Rainbow Winters Color-Changing Dresses

Fashion chameleons, rejoice. Now you can actually transform your look without the hassles of a wardrobe change. Rainbow Winters pieces seamlessly blend emerging technologies with high-fashion. The clothes use interactive fabrics which change colors and patterns in response to sound, sunlight, water and stretch. For example, the "Rainforest" dress changes from black-and-white to colorful when exposed to sunlight and water. Designer Amy Winters makes custom show-pieces for the likes of music videos, concerts, festivals, award ceremonies, etc.

"My pieces are made for 'performers' and performances to express the aesthetic and emotive capabilities of technology. The core idea is unique: dramatic garments that react to changes in environment. The clothes become technological works of art in themselves, constantly transforming," Winters told Digital Style Digest.

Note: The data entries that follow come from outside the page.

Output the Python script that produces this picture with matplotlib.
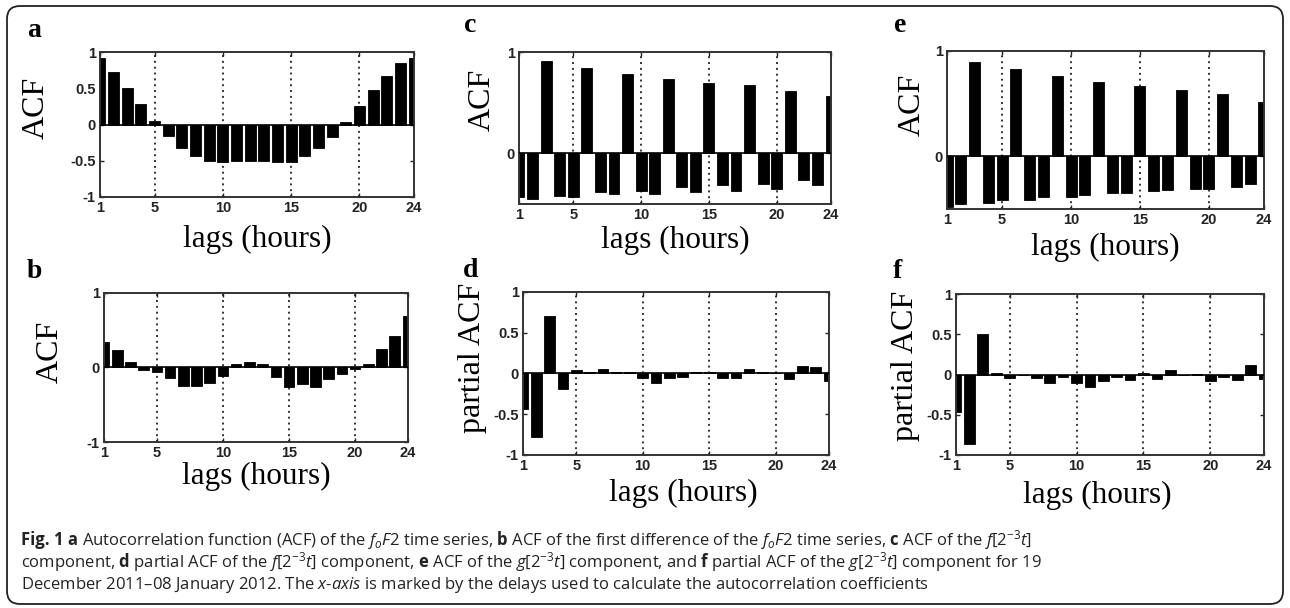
import matplotlib
matplotlib.use("Agg")
import matplotlib.pyplot as plt
from matplotlib.patches import FancyBboxPatch

# ---------------- data ----------------
lags = list(range(1, 25))
xtick_vals = [1, 5, 10, 15, 20, 24]
grid_lags = [5, 10, 15, 20]

acf_fof2 = [0.92, 0.73, 0.51, 0.28, 0.05, -0.16, -0.32, -0.44, -0.50, -0.52, -0.50, -0.50,
            -0.50, -0.52, -0.52, -0.44, -0.32, -0.17, 0.03, 0.26, 0.48, 0.67, 0.85, 0.92]
acf_diff = [0.34, 0.23, 0.07, -0.035, -0.07, -0.15, -0.25, -0.25, -0.21, -0.12, 0.05, 0.07,
            0.05, -0.13, -0.27, -0.22, -0.26, -0.16, -0.09, -0.02, 0.05, 0.24, 0.42, 0.69]
acf_f = [-0.43, -0.45, 0.91, -0.42, -0.43, 0.84, -0.38, -0.40, 0.78, -0.37, -0.40, 0.73,
         -0.33, -0.38, 0.69, -0.31, -0.37, 0.67, -0.30, -0.35, 0.62, -0.26, -0.31, 0.57]
pacf_f = [-0.43, -0.78, 0.71, -0.19, 0.045, 0.02, 0.06, 0.02, 0.02, -0.06, -0.115, -0.06,
          -0.04, 0.015, 0.015, -0.05, -0.05, 0.06, 0.015, 0.0, -0.07, 0.09, 0.075, -0.09]
acf_g = [-0.48, -0.45, 0.90, -0.44, -0.41, 0.83, -0.41, -0.39, 0.76, -0.39, -0.37, 0.71,
         -0.35, -0.35, 0.67, -0.33, -0.32, 0.63, -0.31, -0.31, 0.59, -0.29, -0.26, 0.52]
pacf_g = [-0.47, -0.86, 0.50, 0.015, -0.04, -0.01, -0.04, -0.10, -0.03, -0.10, -0.16, -0.08,
          -0.025, -0.07, 0.015, -0.06, 0.055, 0.0, 0.01, -0.075, -0.03, -0.07, 0.12, -0.06]

yt_full = [-1, -0.5, 0, 0.5, 1]
yt_full_lbl = ["-1", "-0.5", "0", "0.5", "1"]
yt_b = [-1, 0, 1]
yt_b_lbl = ["-1", "0", "1"]
yt_ce = [0, 1]
yt_ce_lbl = ["0", "1"]

caption_head = "Fig. 1 a"
caption_lines = [
    r"Autocorrelation function (ACF) of the $\mathit{f_{o}F2}$ time series, "
    r"$\mathbf{b}$ ACF of the first difference of the $\mathit{f_{o}F2}$ time series, $\mathbf{c}$ ACF of the $f[2^{-3}t]$",
    r"component, $\mathbf{d}$ partial ACF of the $f[2^{-3}t]$ component, $\mathbf{e}$ ACF of the $g[2^{-3}t]$ "
    r"component, and $\mathbf{f}$ partial ACF of the $g[2^{-3}t]$ component for 19",
    r"December 2011–08 January 2012. The $x$-$axis$ is marked by the delays used to calculate the autocorrelation coefficients",
]

# ---------------- figure ----------------
W, H = 1290, 608
plt.rcParams["mathtext.fontset"] = "custom"
plt.rcParams["mathtext.rm"] = "Open Sans"
plt.rcParams["mathtext.it"] = "Open Sans:italic"
plt.rcParams["mathtext.bf"] = "Open Sans:bold"

fig = plt.figure(figsize=(W / 100, H / 100), dpi=100)
fig.patch.set_facecolor("white")


def px_axes(x0, x1, y0, y1):
    return fig.add_axes([x0 / W, 1 - y1 / H, (x1 - x0) / W, (y1 - y0) / H])


panels = [
    # key, data, box(x0,x1,y0,y1), ylim, yticks, ylabels, ylabel, ylab_pos, xlab_pos, letter_pos
    ("a", acf_fof2, (100, 414, 52, 197), (-1, 1), yt_full, yt_full_lbl, "ACF", (36, 108), (257, 239), (27, 37)),
    ("c", acf_f, (519, 831, 52, 204), (-0.5, 1), yt_ce, yt_ce_lbl, "ACF", (482, 100), (675, 240), (464, 32)),
    ("e", acf_g, (947, 1264, 51, 209), (-0.5, 1), yt_ce, yt_ce_lbl, "ACF", (912, 105), (1105, 247), (894, 32)),
    ("b", acf_diff, (104, 408, 292.5, 442), (-1, 1), yt_b, yt_b_lbl, "ACF", (50, 352), (256, 476), (27, 278)),
    ("d", pacf_f, (523, 829, 292, 455), (-1, 1), yt_full, yt_full_lbl, "partial ACF", (473, 358), (683, 493), (463, 277)),
    ("f", pacf_g, (956, 1264, 294, 455), (-1, 1), yt_full, yt_full_lbl, "partial ACF", (905, 366), (1097, 495), (893, 278)),
]

serif = "Liberation Serif"
tickfont = {"family": "Liberation Sans", "weight": "bold", "size": 10.5}

for key, vals, box, ylim, yt, ytl, ylab, ylp, xlp, lp in panels:
    ax = px_axes(*box)
    for g in grid_lags:
        ax.axvline(g, color="#333333", lw=1.4, ls=(0, (1, 2.0)), zorder=1)
    ax.bar(lags, vals, width=0.8, color="black", edgecolor="black", lw=0.6, zorder=2)
    ax.axhline(0, color="black", lw=1.2, zorder=3)
    ax.set_xlim(1, 24)
    ax.set_ylim(*ylim)
    ax.set_xticks(xtick_vals)
    ax.set_xticklabels([str(v) for v in xtick_vals], fontdict=tickfont)
    ax.set_yticks(yt)
    ax.set_yticklabels(ytl, fontdict=tickfont)
    ax.tick_params(direction="in", length=3, width=1, top=True, right=True, pad=3, colors="#222222")
    for s in ax.spines.values():
        s.set_linewidth(1.4)
        s.set_color("#333333")
    fig.text(ylp[0] / W, 1 - ylp[1] / H, ylab, rotation=90, ha="center", va="center",
             family=serif, fontsize=23)
    fig.text(xlp[0] / W, 1 - xlp[1] / H, "lags (hours)", ha="center", va="center",
             family=serif, fontsize=22.5)
    fig.text(lp[0] / W, 1 - lp[1] / H, key, ha="left", va="baseline",
             family=serif, weight="bold", fontsize=20)

# caption
baselines = [545, 567, 589]
cap_x = 21
head = fig.text(cap_x / W, 1 - baselines[0] / H, caption_head, ha="left", va="baseline",
                family="Open Sans", weight="bold", fontsize=12, color="#222222")
renderer = fig.canvas.get_renderer()
head_x1 = head.get_window_extent(renderer).x1
for i, (line, yb) in enumerate(zip(caption_lines, baselines)):
    x = (head_x1 + 4) / W if i == 0 else cap_x / W
    fig.text(x, 1 - yb / H, line, ha="left", va="baseline", family="Open Sans",
             fontsize=12, color="#222222")

# rounded frame
frame = FancyBboxPatch((7 / 100, (H - 604) / 100), (1283 - 7) / 100, (604 - 6) / 100,
                       boxstyle="round,pad=0,rounding_size=0.13",
                       transform=fig.dpi_scale_trans, fill=False, edgecolor="#222222", lw=1.3)
fig.add_artist(frame)

fig.savefig("out.png", dpi=100, facecolor="white")
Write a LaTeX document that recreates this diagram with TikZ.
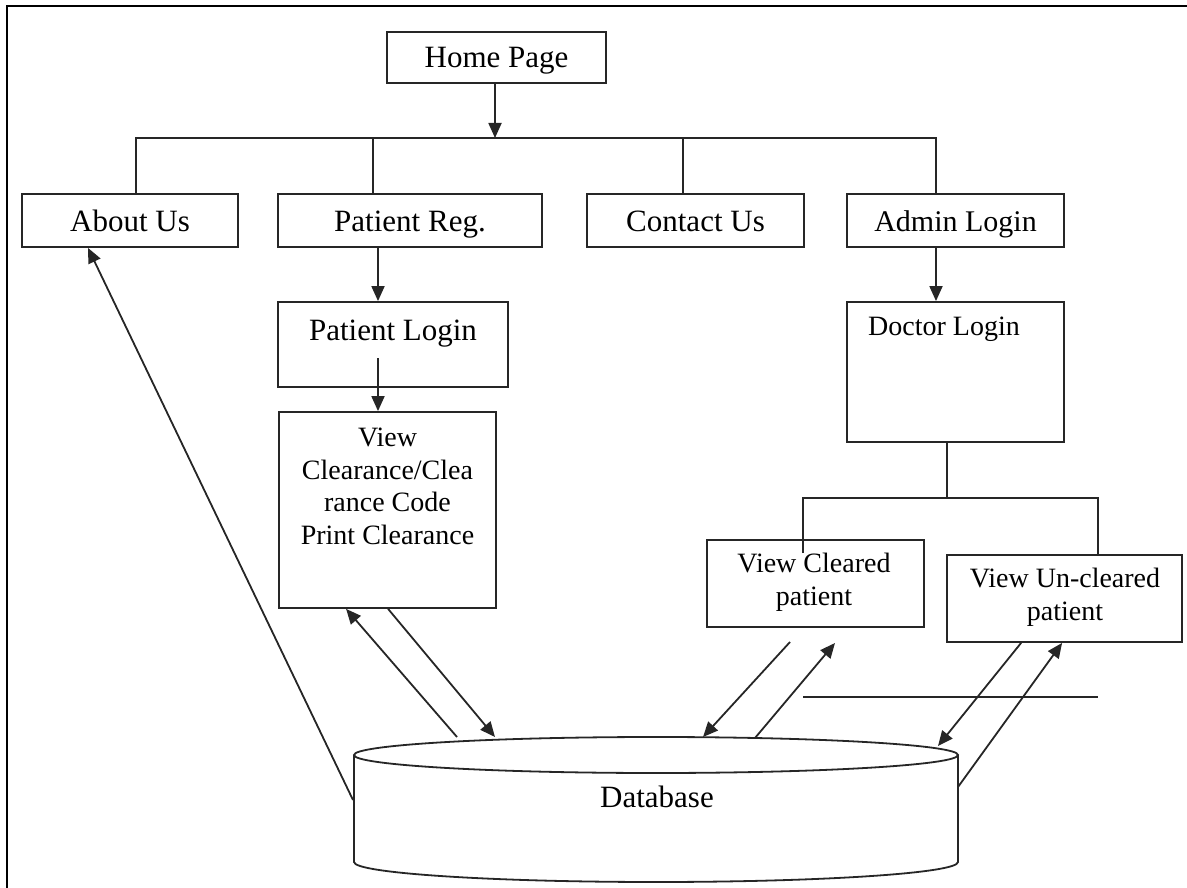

Gesture-Controlled Iron Man Helmet

This wearable tech device is less for the fashionista, and more for the aspiring superhero. For the Tony Stark enthusiast, a real-life Iron Man helmet has been created by a seriously dedicated fan. Using 3D printing technology and other high-tech rigs, this fully functioning helmet turns on and off via a head nod. If you don't have the equipment or tech-savvy to assemble your own Iron Man helmet, the creator will make one for you for $150.

Smart clothing is clearly the future of wearable tech. Whether it's fancy, high-tech headgear or futuristic apparel, fashion is taking an ultramodern turn.